Le cadavre du petit Grégory avait été retrouvé au soir du 16 octobre 1984, pieds et poings liés dans les eaux froides de la Vologne, dans les Vosges. Cette découverte a marqué le début d’une affaire sans coupable ni mobile, qui a tenu en haleine la France, fait l’objet de 3.000 articles de presse, une cinquantaine de travaux universitaires, un téléfilm et une quinzaine d’ouvrages – récits, romans ou souvenirs de protagonistes. Mercredi matin, coup de théâtre: Marcel Jacob, l’oncle de Jean-Marie Villemin (le père de l’enfant) et sa femme Jacqueline ont été interpellés dans le village d’Aumontzey, dans les Vosges, selon une source proche du dossier. Une belle-soeur du père, Ginette Villemin, a quant à elle été arrêtée à Arches, à moins de 30 kilomètres de là, selon la même source.

Tous les trois ont été placés en garde à vue. Les grands-parents du petit garçon, Monique – dont l’état de santé ne permettait pas une garde à vue – et Albert Villemin, ont pour leur part été entendus en audition libre. Ces interpellations, « qui visent des personnes très proches du coeur de l’affaire, ont pour but d’éclaircir certains points et d’apporter des réponses à des questions posées, parfois de longue date, par des zones d’ombre de la procédure », a relevé dans un communiqué Jean-Jacques Bosc, le procureur général de la cour d’appel de Dijon, en charge du dossier. Les interpellations ont eu lieu pour « complicité d’assassinat, non-dénonciation de crime, non-assistance à personne en danger et abstention volontaire d’empêcher un crime », selon le quotidien l’Est Républicain.

Au cours des nombreuses investigations, les enquêteurs s’étaient notamment penchés sur un mystérieux « corbeau » qui avait revendiqué le meurtre en invoquant une « vengeance », en particulier dans une lettre anonyme postée apparemment avant la découverte du corps. Des expertises graphologiques avaient notamment désigné comme possible corbeau Marcel Jacob, qui s’en était pris verbalement à Jean-Marie Villemin peu avant le crime. De plus, son emploi du temps lors du crime était considéré comme incertain, mais l’homme n’a jamais été inquiété judiciairement.

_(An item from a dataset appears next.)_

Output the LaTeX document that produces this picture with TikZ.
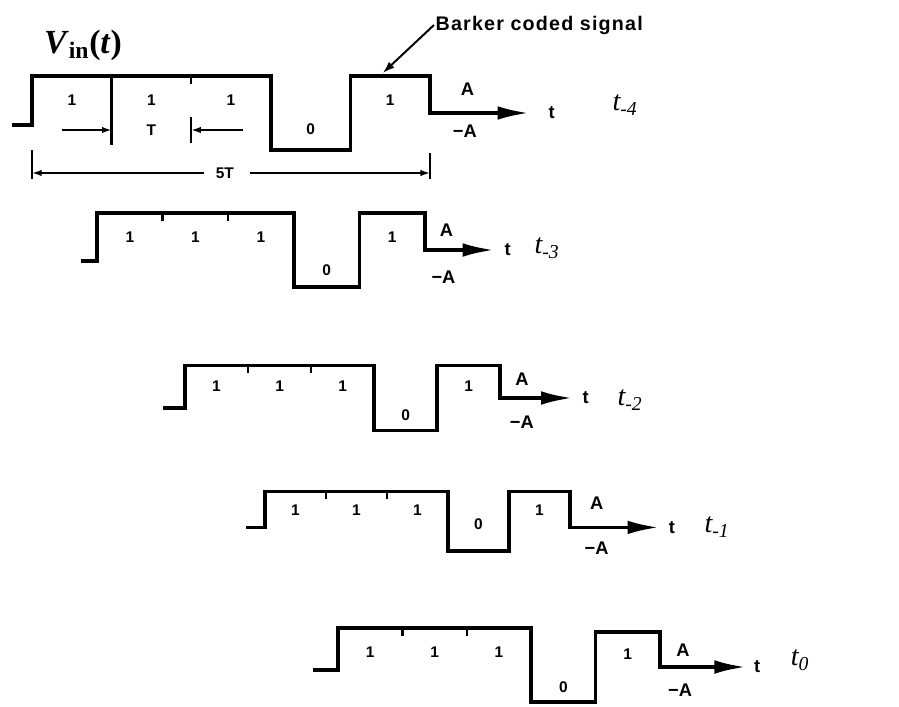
\documentclass[tikz,border=0pt]{standalone}
\usepackage{fontspec}
\setmainfont{Liberation Serif}
\setsansfont{Liberation Sans}
\newfontfamily\notefont{Liberation Sans}[LetterSpace=6]
\usetikzlibrary{arrows.meta}

\begin{document}
\begin{tikzpicture}[x=0.025cm,y=-0.025cm,
  sig/.style={line width=2.7pt,line join=miter,-{Latex[length=8mm,width=3.4mm]}},
  tick/.style={line width=1.6pt},
  dim/.style={line width=1.2pt},
  dimarr/.style={line width=1.2pt,-{Latex[length=2.4mm,width=1.6mm]}},
  lead/.style={line width=1.4pt,-{Latex[length=3mm,width=2mm]}},
  bit/.style={font=\sffamily\bfseries\fontsize{11}{13}\selectfont,inner sep=1pt},
  amp/.style={font=\sffamily\bfseries\fontsize{13}{15}\selectfont,inner sep=1pt},
  note/.style={font=\notefont\bfseries\fontsize{14}{16}\selectfont,inner sep=1pt},
  tlab/.style={font=\itshape\fontsize{20}{22}\selectfont,inner sep=1pt}]
\useasboundingbox (0,0) rectangle (899,706);

% first code word, with the bit and word lengths
\node[font=\bfseries\fontsize{24}{28}\selectfont] (vin) at (83,45) {\textit{V}\textsubscript{in}(\textit{t})};
\begin{scope}[shift={(32,113)},xscale=1.244]
\draw[sig] (-16,12) -- (0,12) -- (0,-37) -- (192,-37) -- (192,37) -- (256,37) -- (256,-37) -- (320,-37) -- (320,0) -- (400,0);
\draw[tick] (64,-37) -- (64,32); \draw[tick] (128,-37) -- (128,-29); \draw[tick] (128,4) -- (128,30);
\node[bit] (n4a) at (32,-13) {1}; \node[bit] (n4b) at (96,-13) {1}; \node[bit] (n4c) at (160,-13) {1};
\node[bit] (n4d) at (224,16) {0}; \node[bit] (n4e) at (288,-13) {1};
\coordinate (w4top) at (282,-40);
\draw[dimarr] (24,17) -- (64,17); \draw[dimarr] (170,17) -- (128,17);
\node[bit] (per) at (96,17) {T};
\draw[dim] (0,37) -- (0,66); \draw[dim] (320,40) -- (320,66);
\draw[dimarr] (138,60) -- (0,60); \draw[dimarr] (175,60) -- (320,60);
\node[bit] (word) at (155,60) {5T};
\node[amp] (p4) at (350,-24) {A}; \node[amp] (m4) at (348,18) {−A};
\node[amp,anchor=west] (x4) at (414,0) {t};
\end{scope}
\node[note,anchor=west] (barker) at (434,25) {Barker coded signal};
\draw[lead] (barker.west) -- (w4top);
\node[tlab] (t4) at (625,105) {t\textsubscript{-4}};

% delayed copies of the code word
\begin{scope}[shift={(97,250)},xscale=1.025]
\draw[sig] (-16,11) -- (0,11) -- (0,-37) -- (192,-37) -- (192,37) -- (256,37) -- (256,-37) -- (320,-37) -- (320,0) -- (388,0);
\draw[tick] (64,-37) -- (64,-29); \draw[tick] (128,-37) -- (128,-29);
\node[bit] (n3a) at (32,-13) {1}; \node[bit] (n3b) at (96,-13) {1}; \node[bit] (n3c) at (160,-13) {1};
\node[bit] (n3d) at (224,20) {0}; \node[bit] (n3e) at (288,-13) {1};
\node[amp] (p3) at (341,-20) {A}; \node[amp] (m3) at (338,27) {−A};
\node[amp,anchor=west] (x3) at (396,0) {t};
\end{scope}
\node[tlab] (t3) at (547,248) {t\textsubscript{-3}};

\begin{scope}[shift={(185,398)},xscale=0.985,yscale=0.88]
\draw[sig] (-22,11) -- (0,11) -- (0,-37) -- (192,-37) -- (192,37) -- (256,37) -- (256,-37) -- (320,-37) -- (320,0) -- (394,0);
\draw[tick] (64,-37) -- (64,-28); \draw[tick] (128,-37) -- (128,-28);
\node[bit] (n2a) at (32,-14) {1}; \node[bit] (n2b) at (96,-14) {1}; \node[bit] (n2c) at (160,-14) {1};
\node[bit] (n2d) at (224,20) {0}; \node[bit] (n2e) at (288,-14) {1};
\node[amp] (p2) at (342,-21) {A}; \node[amp] (m2) at (342,28) {−A};
\node[amp,anchor=west] (x2) at (402,0) {t};
\end{scope}
\node[tlab] (t2) at (630,400) {t\textsubscript{-2}};

\begin{scope}[shift={(265,521)},xscale=0.953,yscale=0.8]
\draw[sig] (-20,8) -- (0,8) -- (0,-37) -- (192,-37) -- (192,37) -- (256,37) -- (256,-37) -- (320,-37) -- (320,8) -- (414,8);
\draw[tick] (64,-37) -- (64,-27); \draw[tick] (128,-37) -- (128,-27);
\node[bit] (n1a) at (32,-13) {1}; \node[bit] (n1b) at (96,-13) {1}; \node[bit] (n1c) at (160,-13) {1};
\node[bit] (n1d) at (224,4) {0}; \node[bit] (n1e) at (288,-13) {1};
\node[amp] (p1) at (348,-22) {A}; \node[amp] (m1) at (348,34) {−A};
\node[amp,anchor=west] (x1) at (422,8) {t};
\end{scope}
\node[tlab] (t1) at (717,527) {t\textsubscript{-1}};

\begin{scope}[shift={(338,665)},xscale=1.006]
\draw[sig] (-25,5) -- (0,5) -- (0,-37) -- (192,-37) -- (192,37) -- (256,37) -- (256,-33) -- (320,-33) -- (320,2) -- (406,2);
\draw[tick] (64,-37) -- (64,-29); \draw[tick] (128,-37) -- (128,-29);
\node[bit] (n0a) at (32,-13) {1}; \node[bit] (n0b) at (96,-13) {1}; \node[bit] (n0c) at (160,-13) {1};
\node[bit] (n0d) at (224,22) {0}; \node[bit] (n0e) at (288,-11) {1};
\node[amp] (p0) at (343,-15) {A}; \node[amp] (m0) at (340,25) {−A};
\node[amp,anchor=west] (x0) at (412,2) {t};
\end{scope}
\node[tlab] (t0) at (800,660) {t\textsubscript{0}};
\end{tikzpicture}
\end{document}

Des investigations bâclées

Les premières investigations sur l’affaire avaient été bâclées: les gendarmes ont oublié de relever les traces de pneus près de la rivière, les prélèvements sur le terrain ont été mal collectés, l’autopsie de l’enfant a été incomplète. La leçon a été tirée de ce fiasco: une véritable police technique et scientifique a depuis été mise sur pied. Bernard Laroche, un cousin de Jean-Marie Villemin et neveu de Marcel Jacob, avait d’abord été soupçonné: inculpé d’assassinat, un temps incarcéré, il avait été remis en liberté le 4 février 1985. Convaincu de sa culpabilité, Jean-Marie Villemin devait l’abattre d’un coup de fusil de chasse. M. Villemin sera condamné pour ce meurtre à 4 ans de prison en 1993. En juillet 1985, le juge Jean-Michel Lambert avait opéré un spectaculaire revirement: il avait porté ses soupçons sur la mère du garçonnet, Christine Villemin, qui sera totalement innocentée en 1993 au terme d’un non-lieu retentissant pour « absence totale de charges », formule inédite aux accents d’excuse et d’aveu d’erreur judiciaire. L’affaire a été rouverte en 1999, puis en 2008, pour tenter de confondre d’hypothétiques traces d’ADN sur les scellés.

Certains mélanges génétiques ont pu être isolés, et étaient en cours de comparaison avec les prélèvements sur des personnes figurant dans le dossier. « Devant l’absence de concordance de traces ADN, dont le procureur général de Dijon a fait le constat public à plusieurs reprises et pour la dernière fois en 2014, d’autres axes d’enquête ont été explorés », a précisé le procureur général de Dijon. « Outre les 400 personnes prélevées, une centaine de témoins ont été interrogés, certains pour la première fois. Près de 2.000 courriers anonymes, reçus par les protagonistes de l’affaire mais aussi par les magistrats, ont été analysés en détail », a-t-il assuré.